OK, its not that easy, but it's nothing that would take 100 years to be built.

Nah you're talking about 150 years.
 
50 years, with the proper focus and emphasis, and we could have the technology, no doubt in my mind. Radiation shielding used in modern nuke subs would be comparable, minimal artificial gravity (it needed be 1g. .3G would be sufficient to prevent or slow bone/muscle loss. The BIG thing that NASA/EU, and (most importantly) the private sector should be working on is PROPULSION. The rest is actually the easy stuff, becase we already have a lot of the tech for the rest of the needs (shielding, grav, habitation, etc).
 
Correa Neto said:
All of this would not be radically different from what's currently used on a nuclear sub. Get a nuclear sub on orbit, give it a central rotating section for "artificial gravity", a supply of unmanned and remotely-controlled probes, a couple of landing vehicles, a propulsion engine (perhaps ion drive), and the propper sensor array. Here's our long-range exploration vessel.

Then all you'd need is to give it a Wave Motion Gun and we'd be set.
 
Darwin'sGoat said:


Then all you'd need is to give it a Wave Motion Gun and we'd be set.

Ah, Starblazers... Brings back memories from my childhood and middle-teens... Well, the Yamato may be a little too rusty by now and with a few holes to be of any practical use...

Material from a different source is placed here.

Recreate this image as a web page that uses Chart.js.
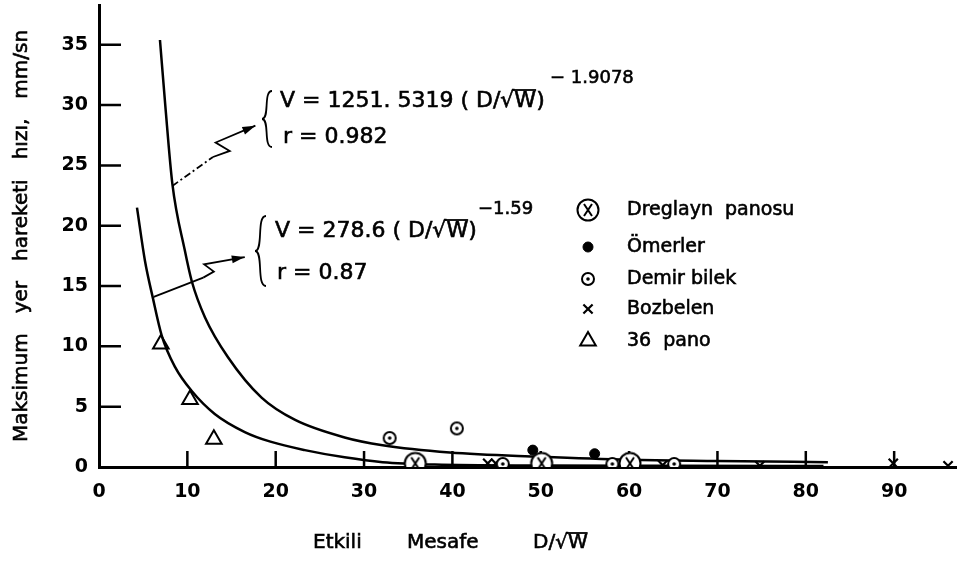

Back on track, the only use I see nowdays for the ISS is as a test bed for life-support systems to be used long-term manned missions. Propulsion is the hardest technical objective to be achieved, as someone else wrote before.
 
The bigest obstacle isn't a technical one - it the financial one. If going to Mars would be expensive, going to Jupiter would be vastly more so. Until we find a cheaper way to put stuff into orbit, maned missions to other planets will remain financially unfeasible. Space elevator maybe?